GMX RESOURCES INC. Announces Expiration And Preliminary Results Of Its Exchange Offers For Its 5.00% Senior Convertible Notes Due 2013 And 4.50% Senior Convertible Notes Due 2015
OKLAHOMA CITY, Sept. 18, 2012 (GLOBE NEWSWIRE) -- GMX RESOURCES INC ., (NYSE:GMXR); today announced that it had received, as of immediately after 5:00 p.m., New York City Time, on September 17, 2012 (the "Expiration Time") tenders from the holders of approximately $24.9 million in aggregate principal amount, or approximately 47.9%, of its outstanding 5.00% Senior Convertible Notes due 2013 (the "2013 Notes") and approximately $38.0 million in aggregate principal amount, or approximately 44.0%, of its outstanding 4.50% Senior Convertible Notes due 2015 (the "2015 Notes" and, together with the 2013 Notes, the "Convertible Notes") in connection with its previously announced exchange offers for the Convertible Notes, which commenced on August 9, 2012. Holders tendering 2013 Notes will receive new Senior Secured Second-Priority Notes due 2018 (the "New Notes") and shares of the Company's common stock. Holders tendering 2015 Notes will receive New Notes.
Pursuant to the terms of the exchange offer for the 2013 Notes, the Company will accept tenders for all of such notes and issue in exchange an aggregate of approximately $24.9 million principal amount of New Notes and 7,176,384 shares of the Company's common stock. In addition, pursuant to the terms of the exchange offer for the 2015 Notes, the Company will accept tenders for all 2015 notes tendered and issue in exchange an aggregate of approximately $26.6 million principal amount of New Notes. The settlement date of the exchange offers is expected to be September 19, 2012.

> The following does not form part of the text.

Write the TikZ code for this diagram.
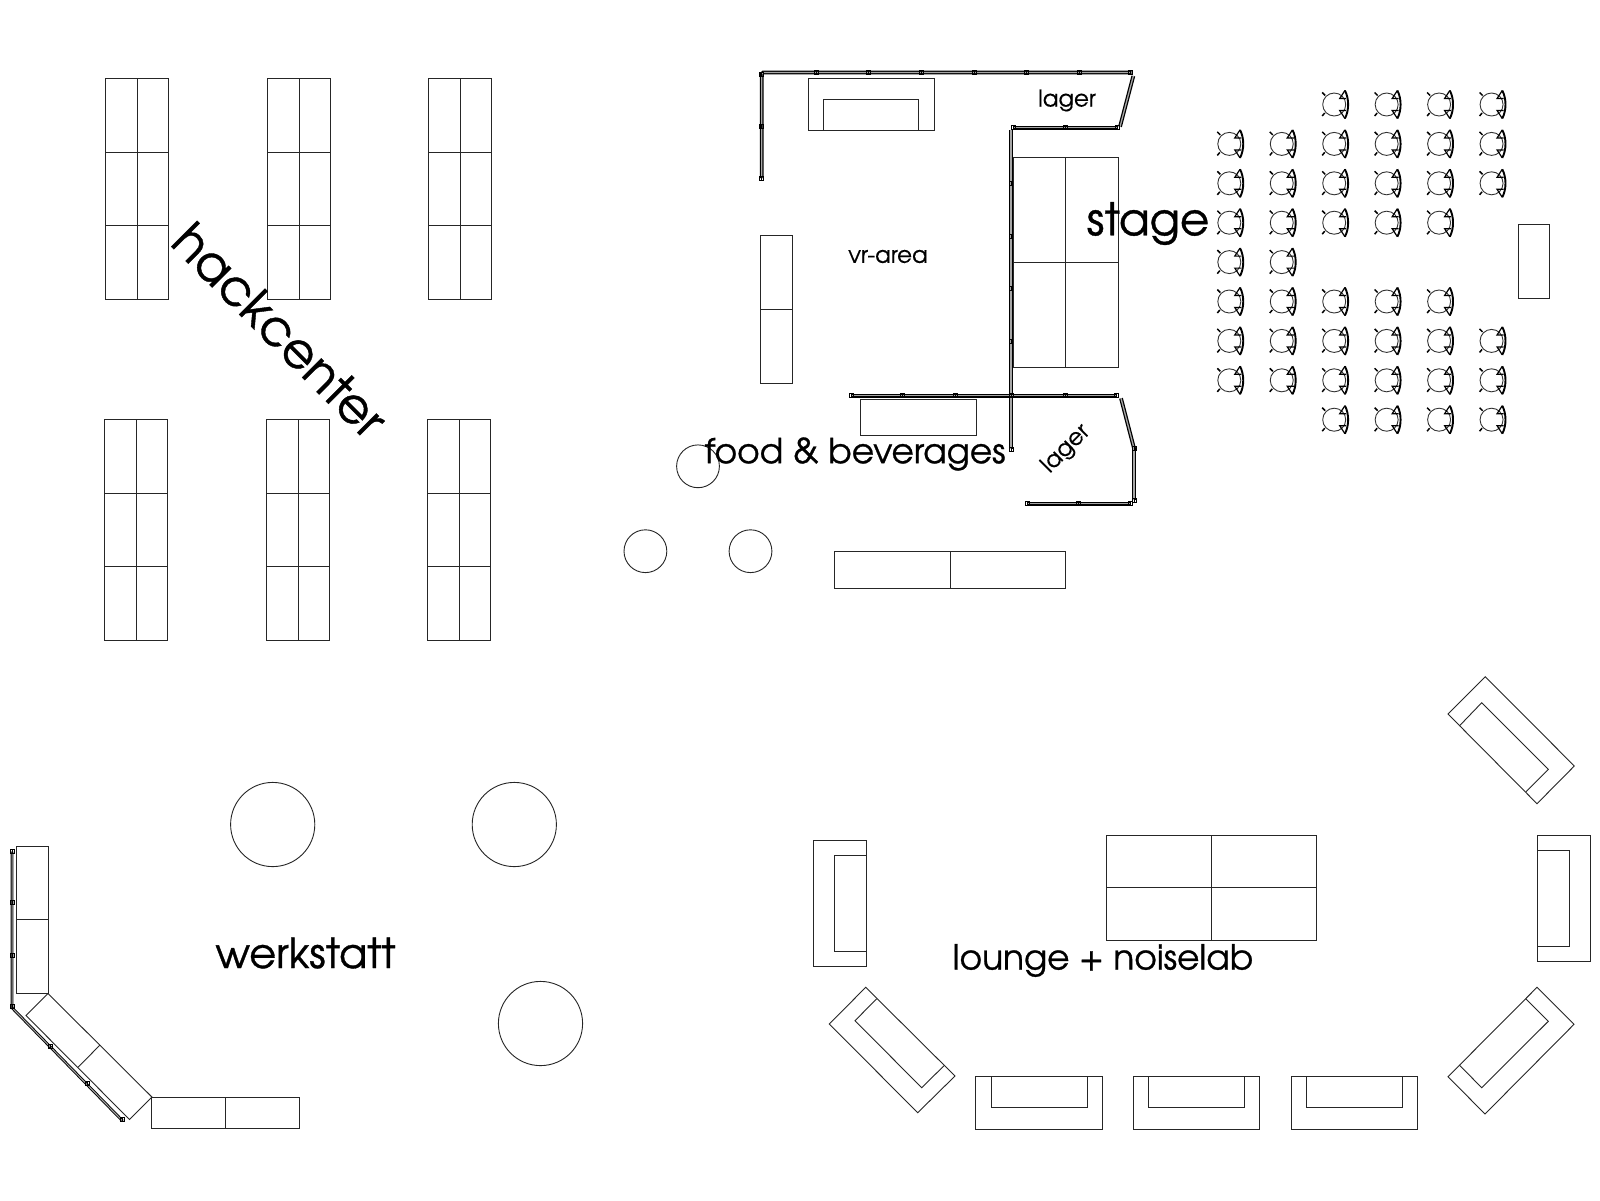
\documentclass[tikz,border=0pt]{standalone}
\usepackage{fontspec}
\setmainfont{TeX Gyre Adventor}
\newfontfamily\heavyface[FakeBold=0.8]{TeX Gyre Adventor}
\newfontfamily\lightface[FakeBold=0.3]{TeX Gyre Adventor}
\tikzset{
  plan/.style={line width=0.9pt,draw=black!85},
  wallline/.style={double=black!35,draw=black,line width=1.25pt,double distance=1.3pt},
  label/.style={inner sep=0pt,text=black},
  hacklabel/.style={label,font=\heavyface\fontsize{49.5}{49.5}\selectfont},
  stagelabel/.style={label,font=\heavyface\fontsize{45}{45}\selectfont},
  werklabel/.style={label,font=\heavyface\fontsize{41.5}{41.5}\selectfont},
  midlabel/.style={label,font=\heavyface\fontsize{34.4}{34.4}\selectfont},
  smalllabel/.style={label,font=\lightface\fontsize{23}{23}\selectfont}
}
\newcommand{\hackrow}[7]{%
  \draw[plan] (#1,#4) rectangle (#3,#7);
  \draw[plan] (#2,#4) -- (#2,#7);
  \draw[plan] (#1,#5) -- (#3,#5);
  \draw[plan] (#1,#6) -- (#3,#6);
}
\newcommand{\jointmark}[2]{%
  \draw[line width=0.7pt,draw=black] (#1-2,#2-2) rectangle (#1+2,#2+2);
  \draw[line width=0.7pt,draw=black] (#1,#2-2) -- (#1,#2+2);
}
\newcommand{\seat}[2]{%
  \begin{scope}[shift={(#1,#2)}]
    \draw[line width=0.9pt,draw=black!80] (0,0) circle (11.5);
    \draw[line width=1.5pt,black] (-12,-12) -- (-9,-9);
    \draw[line width=1.5pt,black] (-12,11.5) -- (-9.5,8.5);
    \draw[line width=1.9pt,black] (10.7,-14) .. controls (15,-6) and (15,6) .. (10.7,14);
    \draw[line width=1.2pt,black] (10.7,-14) -- (5.5,-6) -- (12,-6);
    \draw[line width=1.2pt,black] (10.7,14) -- (5.5,6) -- (12,6);
  \end{scope}
}
\begin{document}
\begin{tikzpicture}[x=1pt,y=-1pt]
\useasboundingbox (0,0) rectangle (1600,1200);
\fill[white] (0,0) rectangle (1600,1200);
% hackcenter tables
\hackrow{105.1}{137.8}{168.7}{78.6}{152}{225.5}{299}
\hackrow{267.5}{299}{330.4}{78.6}{152}{225.5}{299}
\hackrow{428.6}{460.2}{491.7}{78.6}{152}{225.5}{299}
\hackrow{104}{136}{167.4}{419.4}{493}{566.3}{640.8}
\hackrow{266.2}{298}{329.5}{419.4}{493}{566.3}{640.8}
\hackrow{427.6}{459}{490.8}{419.4}{493}{566.3}{640.8}
% walls upper area
\draw[wallline] (761.7,178) -- (761.7,74) -- (763.3,72.5) -- (1131.7,72.5);
\draw[wallline] (1133.3,76) -- (1120,126.7);
\draw[wallline] (1117.7,127.7) -- (1013.3,127.7);
\draw[wallline] (1011,130) -- (1011,449.3);
\draw[wallline] (851.7,395.7) -- (1116.7,395.7);
\draw[wallline] (1121,398.3) -- (1134,448.3);
\draw[wallline] (1134,448.3) -- (1134,500);
\draw[wallline] (1130.7,503.7) -- (1027.7,503.7);
\foreach \px in {816.7,868.3,921.7,974,1026,1079,1130} {\jointmark{\px}{72.5}}
\foreach \py in {74,126.7,178} {\jointmark{761.7}{\py}}
\foreach \px in {1013.3,1065,1117.7} {\jointmark{\px}{127.7}}
\foreach \py in {183.3,236,288,341,449.3} {\jointmark{1011}{\py}}
\foreach \px in {851.7,902.3,955.7,1011,1065.7,1116.7} {\jointmark{\px}{395.7}}
\foreach \py in {448.3,500} {\jointmark{1134}{\py}}
\foreach \px in {1027.7,1078.3,1130.7} {\jointmark{\px}{503.7}}
% booth, stage, vr etc
\draw[plan] (808,130.9) rectangle (934.3,78.3);
\draw[plan] (823.9,130.9) -- (823.9,99.3) -- (918.3,99.3) -- (918.3,130.9);
\draw[plan] (1013.3,157) rectangle (1118.3,367.3);
\draw[plan] (1065.3,157) -- (1065.3,367.3);
\draw[plan] (1013.3,262) -- (1118.3,262);
\draw[plan] (860.7,399) rectangle (976,435.3);
\draw[plan] (760.2,235.7) rectangle (792.3,383);
\draw[plan] (760.2,309.2) -- (792.3,309.2);
\draw[plan] (1518.4,224.5) rectangle (1549,298);
\draw[plan] (698,466.3) circle (21.4);
\draw[plan] (645.4,551.2) circle (21.4);
\draw[plan] (750.5,551.2) circle (21.4);
\draw[plan] (834.3,551) rectangle (1065.3,588.2);
\draw[plan] (950,551) -- (950,588.2);
% chairs
\foreach \cx in {2,3,4,5} {\seat{1229.3+52.45*\cx}{104.5}}
\foreach \cx in {0,...,5} {\seat{1229.3+52.45*\cx}{143.9}}
\foreach \cx in {0,...,5} {\seat{1229.3+52.45*\cx}{183.3}}
\foreach \cx in {0,...,4} {\seat{1229.3+52.45*\cx}{222.7}}
\foreach \cx in {0,1} {\seat{1229.3+52.45*\cx}{262.1}}
\foreach \cx in {0,...,4} {\seat{1229.3+52.45*\cx}{301.5}}
\foreach \cx in {0,...,5} {\seat{1229.3+52.45*\cx}{340.9}}
\foreach \cx in {0,...,5} {\seat{1229.3+52.45*\cx}{380.3}}
\foreach \cx in {2,3,4,5} {\seat{1229.3+52.45*\cx}{419.7}}
% werkstatt
\draw[plan] (272.7,824.5) circle (42.1);
\draw[plan] (514.3,824.5) circle (42.1);
\draw[plan] (540.5,1023.5) circle (42.1);
\draw[plan] (16.3,846.1) rectangle (48,993.5);
\draw[plan] (16.3,919.3) -- (48,919.3);
\draw[plan] (48,993.5) -- (151.9,1097) -- (129.5,1119.5) -- (26,1015.5) -- cycle;
\draw[plan] (100,1045) -- (78,1067.3);
\draw[plan] (151.9,1097) rectangle (299,1128.6);
\draw[plan] (225.3,1097) -- (225.3,1128.6);
\draw[wallline,line width=0.9pt,double distance=1pt] (12,851.7) -- (12,1007.7) -- (122.7,1121);
\foreach \py in {851.7,902.7,955,1006.7} {\jointmark{12}{\py}}
\jointmark{50}{1046}
\jointmark{87.3}{1083.3}
\jointmark{122.7}{1119.3}
% lounge
\draw[plan] (1106,835.7) rectangle (1316.3,940.2);
\draw[plan] (1211.2,835.7) -- (1211.2,940.2);
\draw[plan] (1106,887.8) -- (1316.3,887.8);
\draw[plan] (813.3,840.2) rectangle (866.3,966.6);
\draw[plan] (866.3,855.2) -- (834,855.2) -- (834,951.2) -- (866.3,951.2);
\draw[plan] (1537.8,835) rectangle (1590.8,961.2);
\draw[plan] (1537.8,850) -- (1569.4,850) -- (1569.4,946) -- (1537.8,946);
\draw[plan] (975.8,1076.1) rectangle (1102,1129);
\draw[plan] (991.2,1076.1) -- (991.2,1107.3) -- (1087,1107.3) -- (1087,1076.1);
\draw[plan] (1133.3,1076.1) rectangle (1259.7,1129);
\draw[plan] (1148.8,1076.1) -- (1148.8,1107.3) -- (1244.5,1107.3) -- (1244.5,1076.1);
\draw[plan] (1291,1076.1) rectangle (1417.5,1129);
\draw[plan] (1306.5,1076.1) -- (1306.5,1107.3) -- (1402.5,1107.3) -- (1402.5,1076.1);
\draw[plan] (865.7,987.3) -- (829.3,1024) -- (917.7,1112.7) -- (955,1076) -- cycle;
\draw[plan] (876.7,998.7) -- (855,1020.7) -- (921.7,1087.7) -- (944,1065.7);
\draw[plan] (1537,987.3) -- (1574,1024.3) -- (1485,1114) -- (1448,1076.7) -- cycle;
\draw[plan] (1525.7,998.7) -- (1548.3,1021.3) -- (1481.7,1087.7) -- (1459.3,1065);
\draw[plan] (1485.3,676.7) -- (1574.3,766) -- (1537,803.7) -- (1448,714) -- cycle;
\draw[plan] (1459.3,726) -- (1481.7,702.7) -- (1548.3,769.3) -- (1526,791.7);
% labels
\node[hacklabel,rotate=-45] (hack) at (280,330) {hackcenter};
\node[stagelabel] (stage) at (1148,223.5) {stage};
\node[midlabel] (food) at (855,454) {food \& beverages};
\node[werklabel] (werk) at (305.5,953) {werkstatt};
\node[midlabel] (lounge) at (1103,960.5) {lounge + noiselab};
\node[smalllabel] (lager1) at (1067,100.5) {lager};
\node[smalllabel] (vr) at (888,256.5) {vr-area};
\node[smalllabel,rotate=45] (lager2) at (1066,449) {lager};
\end{tikzpicture}
\end{document}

After giving effect to the exchange offers, approximately $27.1 million aggregate principal amount of 2013 Notes and $48.3 million aggregate principal amount of 2015 Notes will remain outstanding, and approximately $51.5 million aggregate principal amount of New Notes will be outstanding.Any Convertible Notes not tendered and purchased pursuant to the tender offers will remain outstanding.